VI. Hunting Issues

A. Calibre Issues

1. Is .223 Good for Hunting?

b. Second Response

by Cary Reeves (74242.1275@CompuServe.COM)

I agree with Mr. Moore from a conventional wisdom standpoint. However, my experience has been otherwise. I have a Remington Model 700 chambered in .222 Remington (similar ballistics to a .223) that I used to shoot untold numbers of prairie dogs with in my teen years in the Texas Panhandle. I started hunting whitetails in high school and used the .222; partly out of "ignorance" I suppose and partly because of the effect it had on prairie dogs out past 200 yards and on steel plates. I know a dog is not a deer and if I was starting deer hunting today, I would probably think a .222 is not enough gun. But here is my experience:

I have shot at and killed four deer and killed all four with the first shot of a Sierra 50 grain spitzer at 3200 ft/sec. Two were head shots at 60-80 yards which dropped them like a sack of bricks. The third was a neck shot which also collapsed the deer immediately. My most recent was the classic just-behind-the-shoulder shot at 125 yards. The deer bucked and ran 20 yards and then collapsed dead. I recovered the bullet. It had passed through the chest cavity collapsing both lungs and stuck in the hide on the far side. The spitzer had expanded to form a mushroom between 3/8 and1/2 inch in diameter and had retained its structural integrity.

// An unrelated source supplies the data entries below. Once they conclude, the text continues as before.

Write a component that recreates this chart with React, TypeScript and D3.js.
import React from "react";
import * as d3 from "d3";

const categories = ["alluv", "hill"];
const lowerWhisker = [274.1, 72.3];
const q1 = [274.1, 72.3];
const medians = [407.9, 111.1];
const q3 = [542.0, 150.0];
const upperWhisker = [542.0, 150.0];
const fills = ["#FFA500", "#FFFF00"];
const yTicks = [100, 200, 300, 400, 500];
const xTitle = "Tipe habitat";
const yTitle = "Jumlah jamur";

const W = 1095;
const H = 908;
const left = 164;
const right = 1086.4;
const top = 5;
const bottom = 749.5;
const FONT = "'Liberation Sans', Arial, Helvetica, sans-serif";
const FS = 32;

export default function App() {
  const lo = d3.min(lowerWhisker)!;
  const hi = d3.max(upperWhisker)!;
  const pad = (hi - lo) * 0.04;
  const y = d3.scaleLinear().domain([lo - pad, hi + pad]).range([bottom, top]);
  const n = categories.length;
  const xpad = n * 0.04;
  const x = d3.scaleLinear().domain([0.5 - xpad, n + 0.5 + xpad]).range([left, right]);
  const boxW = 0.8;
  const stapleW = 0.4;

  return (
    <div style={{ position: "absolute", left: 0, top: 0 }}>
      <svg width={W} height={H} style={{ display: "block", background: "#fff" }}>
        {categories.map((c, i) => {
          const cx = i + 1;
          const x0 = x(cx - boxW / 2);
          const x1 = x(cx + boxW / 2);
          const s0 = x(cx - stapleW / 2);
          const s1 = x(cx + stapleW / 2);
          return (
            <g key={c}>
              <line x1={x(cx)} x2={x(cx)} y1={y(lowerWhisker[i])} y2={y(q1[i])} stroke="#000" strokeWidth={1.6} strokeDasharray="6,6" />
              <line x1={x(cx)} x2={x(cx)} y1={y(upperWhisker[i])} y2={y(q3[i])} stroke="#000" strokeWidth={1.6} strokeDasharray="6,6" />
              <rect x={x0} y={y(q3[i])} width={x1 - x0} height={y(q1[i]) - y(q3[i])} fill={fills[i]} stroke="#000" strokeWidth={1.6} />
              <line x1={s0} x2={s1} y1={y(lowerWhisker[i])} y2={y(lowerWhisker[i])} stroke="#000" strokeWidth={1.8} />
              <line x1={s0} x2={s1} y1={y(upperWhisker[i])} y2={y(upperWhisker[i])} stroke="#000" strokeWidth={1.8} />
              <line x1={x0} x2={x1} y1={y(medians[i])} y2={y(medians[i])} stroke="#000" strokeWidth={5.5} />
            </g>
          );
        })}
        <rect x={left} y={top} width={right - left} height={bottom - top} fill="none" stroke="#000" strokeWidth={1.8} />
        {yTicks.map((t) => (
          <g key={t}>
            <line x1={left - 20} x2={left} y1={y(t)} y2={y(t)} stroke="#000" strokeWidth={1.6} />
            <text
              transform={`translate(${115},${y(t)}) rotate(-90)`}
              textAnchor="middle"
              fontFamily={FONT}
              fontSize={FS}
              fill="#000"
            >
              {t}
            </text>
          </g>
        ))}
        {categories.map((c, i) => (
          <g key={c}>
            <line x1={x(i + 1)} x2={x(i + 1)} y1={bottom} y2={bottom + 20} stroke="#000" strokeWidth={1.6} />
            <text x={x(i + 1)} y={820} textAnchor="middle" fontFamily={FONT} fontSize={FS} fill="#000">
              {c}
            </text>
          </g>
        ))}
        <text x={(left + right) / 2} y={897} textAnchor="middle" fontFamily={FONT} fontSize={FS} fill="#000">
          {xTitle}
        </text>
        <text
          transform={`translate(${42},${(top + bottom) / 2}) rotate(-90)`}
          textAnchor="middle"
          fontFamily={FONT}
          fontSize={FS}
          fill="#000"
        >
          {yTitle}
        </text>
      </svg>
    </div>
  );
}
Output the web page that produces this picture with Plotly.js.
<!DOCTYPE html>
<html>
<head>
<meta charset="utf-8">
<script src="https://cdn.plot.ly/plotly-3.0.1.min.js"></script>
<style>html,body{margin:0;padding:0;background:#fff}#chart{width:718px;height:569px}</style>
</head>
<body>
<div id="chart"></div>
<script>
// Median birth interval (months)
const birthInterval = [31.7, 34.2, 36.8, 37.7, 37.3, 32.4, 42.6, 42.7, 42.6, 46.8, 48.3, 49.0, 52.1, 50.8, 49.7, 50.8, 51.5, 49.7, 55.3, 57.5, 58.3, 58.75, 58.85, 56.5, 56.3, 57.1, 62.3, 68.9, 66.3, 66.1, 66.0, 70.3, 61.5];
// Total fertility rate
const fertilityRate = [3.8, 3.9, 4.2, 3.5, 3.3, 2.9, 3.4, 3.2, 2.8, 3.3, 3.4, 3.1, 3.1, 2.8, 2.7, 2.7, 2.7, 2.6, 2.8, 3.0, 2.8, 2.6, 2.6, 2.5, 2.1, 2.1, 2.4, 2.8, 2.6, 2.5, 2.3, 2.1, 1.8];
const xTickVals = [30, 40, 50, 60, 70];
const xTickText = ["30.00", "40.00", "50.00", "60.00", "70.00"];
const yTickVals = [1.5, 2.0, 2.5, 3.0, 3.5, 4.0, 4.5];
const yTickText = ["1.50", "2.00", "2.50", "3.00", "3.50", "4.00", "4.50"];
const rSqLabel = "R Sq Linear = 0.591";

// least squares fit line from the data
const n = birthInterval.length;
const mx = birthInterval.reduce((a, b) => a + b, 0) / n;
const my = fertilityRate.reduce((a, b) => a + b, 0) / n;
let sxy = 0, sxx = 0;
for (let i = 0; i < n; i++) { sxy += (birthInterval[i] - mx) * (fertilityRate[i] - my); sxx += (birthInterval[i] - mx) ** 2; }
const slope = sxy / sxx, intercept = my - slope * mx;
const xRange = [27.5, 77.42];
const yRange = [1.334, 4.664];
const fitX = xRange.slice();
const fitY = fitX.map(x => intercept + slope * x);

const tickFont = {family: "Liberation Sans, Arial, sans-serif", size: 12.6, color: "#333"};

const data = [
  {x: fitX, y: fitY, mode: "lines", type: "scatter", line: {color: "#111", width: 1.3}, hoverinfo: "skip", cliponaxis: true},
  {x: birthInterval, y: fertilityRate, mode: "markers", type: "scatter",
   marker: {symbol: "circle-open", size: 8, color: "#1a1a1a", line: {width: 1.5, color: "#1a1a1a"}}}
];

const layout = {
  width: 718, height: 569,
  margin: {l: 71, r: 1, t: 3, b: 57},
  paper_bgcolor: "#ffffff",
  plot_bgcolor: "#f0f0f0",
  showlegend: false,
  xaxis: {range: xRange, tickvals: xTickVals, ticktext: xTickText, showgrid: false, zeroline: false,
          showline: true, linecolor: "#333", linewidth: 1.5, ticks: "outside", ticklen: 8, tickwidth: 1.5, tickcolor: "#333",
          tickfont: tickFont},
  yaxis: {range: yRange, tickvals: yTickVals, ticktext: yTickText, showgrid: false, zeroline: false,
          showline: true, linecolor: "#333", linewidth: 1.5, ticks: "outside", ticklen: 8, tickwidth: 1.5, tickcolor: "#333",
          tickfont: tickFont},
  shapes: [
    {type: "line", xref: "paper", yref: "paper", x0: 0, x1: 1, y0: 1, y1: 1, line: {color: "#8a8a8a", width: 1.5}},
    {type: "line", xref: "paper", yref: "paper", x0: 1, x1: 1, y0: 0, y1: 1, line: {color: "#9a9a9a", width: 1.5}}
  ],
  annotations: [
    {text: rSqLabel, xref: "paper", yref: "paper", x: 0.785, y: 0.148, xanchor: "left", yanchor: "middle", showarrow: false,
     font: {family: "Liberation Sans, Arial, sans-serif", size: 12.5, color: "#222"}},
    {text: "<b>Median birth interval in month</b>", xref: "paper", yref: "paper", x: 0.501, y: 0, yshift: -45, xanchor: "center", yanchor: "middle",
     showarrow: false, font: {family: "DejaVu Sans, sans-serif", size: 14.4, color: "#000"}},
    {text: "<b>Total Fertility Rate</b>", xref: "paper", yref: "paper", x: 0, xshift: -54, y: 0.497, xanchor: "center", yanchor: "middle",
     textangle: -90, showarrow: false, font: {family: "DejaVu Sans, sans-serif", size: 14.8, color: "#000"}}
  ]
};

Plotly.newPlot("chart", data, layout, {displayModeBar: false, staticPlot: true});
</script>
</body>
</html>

A fifth deer was killed with this same gun and load by my father-in-law while I sat behind him and observed. He hit the deer high and too far back thus missing the vitals. The distance was about 40 yards. However, the bullet did enough damage that the spinal cord was affected and the deer didn't move an inch. He finished the deer quickly with a second shot to the head after approaching the deer.

In addition to these deer that I saw shot, my brother reports that he cleanly killed the only two deer that he shot with a mini-14 .223 he owned several years ago.

I think the critical factor with any kind of stopping situation is shot placement. For example, I am much more confident of a humane kill from my Model 700 .222 which puts a bullet where I want it to than I would be with a shoulder cannon that I can't shoot as well (whether due to poorer accuracy in the gun or flinch or whatever). On the other hand, there are certainly plenty of conventional deer calibers that are light recoiling and harder hitting than a .222 or .223. I wouldn't necessarily recommend the .223 or .222 for deer either. But, in my experience, a .222 in a gun that I can shoot well has done very well on whitetails.